题解 | Crazy Binary String-2019牛客暑期多校训练营第三场B题
题目来源于牛客竞赛:https://ac.nowcoder.com/acm/contest/discuss
题目描述:
ZYB loves binary strings (strings that only contains ‘0’ ‘1’ ). And he loves equal binary strings more, where the number of ‘0’ and the number `1’ in the string are equal.
ZYB wants to choose a substring from an original string T so that it is an equal binary string with the longest length possible. He also wants to choose a subsequence of T which meets the same requirements.

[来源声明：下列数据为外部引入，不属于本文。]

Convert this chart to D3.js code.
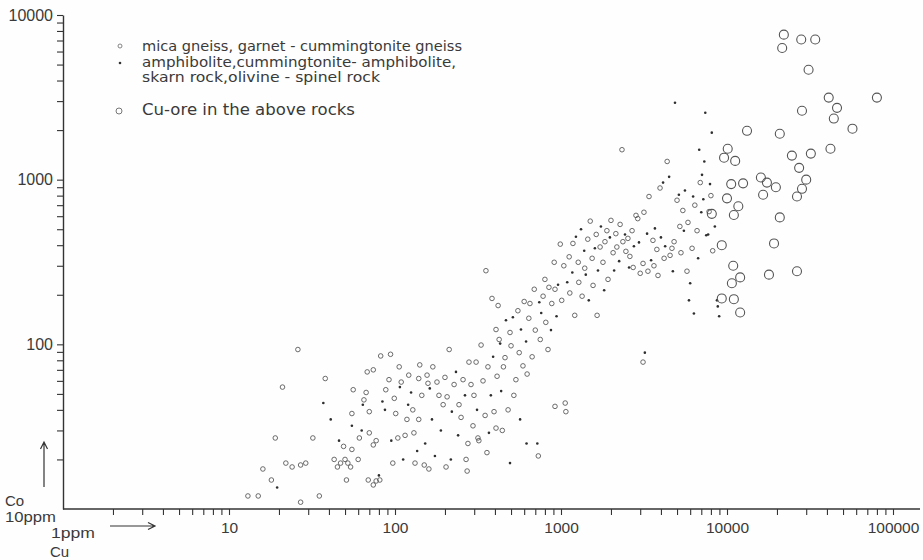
<!DOCTYPE html>
<html><head><meta charset="utf-8">
<script src="https://cdn.jsdelivr.net/npm/d3@7"></script>
<style>
body{margin:0;background:#fff}
svg text{font-family:"DejaVu Sans",sans-serif;fill:#3a3a3a}
svg .num{font-family:"Liberation Sans",Arial,sans-serif}
</style>
</head><body><svg id="c" width="923" height="560"></svg>
<script>
// [Cu ppm, Co ppm]
const micaGneiss = [
[13,12],[15,12],[16,17.5],[18,15],[19,27],[21,55],[26,93],[22,19],[24,18],[27,18.5],[29,19],[32,27],[27,11],[35,12],[38,62],
[43,20],[45,18],[47,19],[50,20],[52,19],[49,24],[55,23],[56,53],[55,38],[54,18],[51,15],[60,20],[61,27],[65,46],[67,51],
[70,39],[68,68],[70,29],[74,24.5],[77,26],[69,15],[74,14],[77,14.8],[74,70],[81,15],[82,85],[88,53],[92,61],[94,87],
[97,19],[99,47],[101,38],[104,27],[106,73],[109,59],[115,28],[118,35],[121,65],[128,40],[130,29],[132,19],[139,62],[139,35],
[141,75],[145,49],[150,18.5],[156,65],[158,58],[160,17.5],[169,73],[179,59],[184,49],[195,43],[200,63],[203,18],[206,48],
[212,93],[227,57],[243,43],[250,36],[257,61],[268,20],[272,17],[275,25],[279,78],[287,57],[295,32],[299,49],[308,78],
[320,26],[330,99],[339,60],[349,37],[353,280],[358,22],[363,73],[384,190],[395,39],[406,123],[412,64],[418,172],[424,107],
[443,30],[450,73],[460,83],[480,40],[493,118],[500,98],[520,49],[535,61],[550,160],[560,89],[590,74],[600,182],[625,66],
[640,144],[650,177],[670,84],[690,216],[700,122],[730,21],[750,107],[780,196],[800,248],[810,136],[835,93],[846,222],
[880,177],[910,315],[920,216],[990,406],[1010,185],[1040,300],[1060,44],[1070,39],[1120,340],[1130,205],[1180,410],
[1210,150],[1270,315],[1280,238],[1340,196],[1390,290],[1450,435],[1500,560],[1540,333],[1560,228],[1630,465],[1650,150],
[1720,390],[1790,315],[1840,420],[1890,490],[1920,248],[2000,566],[2060,360],[2140,470],[2170,390],[2270,535],[2330,1520],
[2360,420],[2460,367],[2530,440],[2600,342],[2680,490],[2720,293],[2830,607],[2900,580],[3000,270],[3120,78],[3120,310],
[3160,634],[3340,278],[3390,790],[3580,428],[3630,300],[3780,377],[3840,262],[3950,890],[4180,333],[4360,1290],[4540,347],
[4660,383],[4800,420],[5000,750],[5200,520],[5280,360],[5420,650],[5740,278],[5820,550],[6160,383],[6400,700],[6600,490],
[6900,960],[7800,640],[8000,800],[8200,370],[920,42],[406,31],[316,27]
];
const amphibolite = [
[19.5,13.5],[37,44],[41,35],[46,26],[55,32],[63,30],[64,43],[80,16],[84,45],[87,40],[95,26],[107,55],[112,20],[120,43],
[125,51],[136,22.5],[152,25],[162,54],[167,35],[174,21],[189,30],[217,20],[220,39],[233,68],[240,28],[264,49],[312,40],
[368,29],[378,49],[390,84],[430,101],[436,52],[466,140],[513,146],[574,123],[616,104],[720,25],[740,180],[760,155],
[870,122],[940,148],[960,230],[1090,238],[1170,273],[1230,450],[1320,500],[1380,370],[1410,265],[1470,185],[1600,383],
[1670,281],[1740,520],[1820,213],[1970,446],[2090,281],[2240,320],[2430,465],[2570,293],[2750,394],[2950,416],[3200,89],
[3300,470],[3490,324],[3680,506],[4000,446],[4120,960],[4240,394],[4480,1040],[4720,278],[4860,2930],[5130,810],[5500,490],
[5580,860],[5900,185],[6000,235],[6250,790],[6320,154],[6700,333],[6800,1520],[7000,634],[7070,1070],[7200,760],[7300,1290],
[7400,2550],[7500,460],[7700,465],[7900,940],[8100,1930],[8450,520],[8700,185],[8800,170],[8970,148],[567,35],[493,19],[620,25]
];
const cuOre = [
[22000,7600],[28000,7100],[34000,7100],[21500,6300],[31000,4650],[41000,3150],[80000,3150],[46000,2730],[28300,2620],
[44000,2350],[57000,2040],[13200,1980],[20800,1900],[10100,1540],[42000,1540],[32000,1440],[24600,1400],[9600,1360],
[11200,1300],[27200,1180],[30000,1000],[16000,1030],[17400,960],[19700,900],[10600,940],[12500,950],[28300,880],
[16500,810],[26400,790],[10000,770],[11700,690],[8100,620],[11000,610],[20800,590],[19200,410],[9300,400],[10900,300],
[12000,255],[10700,235],[17900,265],[9300,190],[11000,188],[12000,156],[26400,278]
];
const xTickLabels = ["10","100","1000","10000","100000"];
const yTickLabels = ["100","1000","10000"];
const legendLabels = [
  "mica gneiss, garnet - cummingtonite gneiss",
  "amphibolite,cummingtonite- amphibolite,",
  "skarn rock,olivine - spinel rock",
  "Cu-ore in the above rocks"
];
const axisTexts = {co:"Co", co10:"10ppm", cu1:"1ppm", cu:"Cu"};

const svg = d3.select("#c");
svg.append("rect").attr("width",923).attr("height",560).attr("fill","#fefefe");
const x = d3.scaleLog().domain([1,100000]).range([63,893]);
const y = d3.scaleLog().domain([10,10000]).range([509,15]);
function minorTicks(lo, hi){ const v=[]; for(let d=lo; d<hi; d*=10) for(let k=1;k<10;k++) v.push(d*k); v.push(hi); return v.slice(1); }

const ink = "#333";
const gx = svg.append("g").attr("transform","translate(0,509)")
  .call(d3.axisBottom(x).tickValues(minorTicks(1,100000)).tickSize(6).tickSizeOuter(0).tickPadding(7)
    .tickFormat(d => xTickLabels.includes(String(d)) ? String(d) : ""));
gx.select(".domain").remove();
gx.append("line").attr("x1",x(1)).attr("x2",x(100000)+27).attr("stroke",ink).attr("stroke-width",1.4);
gx.selectAll(".tick line").attr("stroke",ink).attr("stroke-width",1.1);
gx.selectAll("text").attr("class","num").attr("font-size",15.5).attr("fill","#3a3a3a");

const gy = svg.append("g").attr("transform","translate(63,0)")
  .call(d3.axisLeft(y).tickValues(minorTicks(10,10000)).tickSize(6).tickSizeOuter(0).tickPadding(4)
    .tickFormat(d => yTickLabels.includes(String(d)) ? String(d) : ""));
gy.select(".domain").attr("stroke",ink).attr("stroke-width",1.4);
gy.selectAll(".tick line").attr("stroke",ink).attr("stroke-width",1.1);
gy.selectAll("text").attr("class","num").attr("font-size",16).attr("fill","#3a3a3a");

// points
svg.append("g").selectAll("circle").data(micaGneiss).join("circle")
  .attr("cx",d=>x(d[0])).attr("cy",d=>y(d[1])).attr("r",2.3)
  .attr("fill","none").attr("stroke","#5a5a5a").attr("stroke-width",0.9);
svg.append("g").selectAll("circle").data(amphibolite).join("circle")
  .attr("cx",d=>x(d[0])).attr("cy",d=>y(d[1])).attr("r",1.3).attr("fill","#2e2e2e");
svg.append("g").selectAll("circle").data(cuOre).join("circle")
  .attr("cx",d=>x(d[0])).attr("cy",d=>y(d[1])).attr("r",4.5)
  .attr("fill","none").attr("stroke","#555").attr("stroke-width",1.1);

// legend
const lg = svg.append("g");
lg.append("circle").attr("cx",120).attr("cy",46).attr("r",2).attr("fill","none").attr("stroke","#777").attr("stroke-width",0.9);
lg.append("circle").attr("cx",120).attr("cy",63).attr("r",1.3).attr("fill","#333");
lg.append("circle").attr("cx",119).attr("cy",111).attr("r",3).attr("fill","none").attr("stroke","#777").attr("stroke-width",1);
const legY = [51,67,82,115], legW = [320,314,238,213], legF = [14,14,14,15];
legendLabels.forEach((t,i)=>{
  lg.append("text").attr("x",142).attr("y",legY[i]).attr("font-size",legF[i])
    .attr("textLength",legW[i]).attr("lengthAdjust","spacingAndGlyphs").text(t);
});

// axis annotations
const ann = svg.append("g").attr("class","num");
ann.append("text").attr("class","num").attr("x",5).attr("y",506).attr("font-size",15).text(axisTexts.co);
ann.append("text").attr("class","num").attr("x",5).attr("y",522).attr("font-size",14.5).attr("textLength",51).attr("lengthAdjust","spacingAndGlyphs").text(axisTexts.co10);
ann.append("text").attr("class","num").attr("x",51).attr("y",538).attr("font-size",15).attr("textLength",44).attr("lengthAdjust","spacingAndGlyphs").text(axisTexts.cu1);
ann.append("text").attr("class","num").attr("x",50).attr("y",557).attr("font-size",15).text(axisTexts.cu);

const ar = svg.append("g").attr("stroke",ink).attr("stroke-width",1.2).attr("fill","none");
ar.append("path").attr("d","M44,487 L44,442 M40.5,449 L44,442 L47.5,449");
ar.append("path").attr("d","M110,526 L155,526 M148,522.5 L155,526 L148,529.5");
</script>
</body></html>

A string v is a substring of a string w if v is empty, or there are two integers l and r(1≤l≤r≤|w|) such that v=w1wl+1…wr.A string v is a subsequence of a string \ w w if it can be derived from w by deleting any number (including zero) of characters without changing the order of the remaining characters.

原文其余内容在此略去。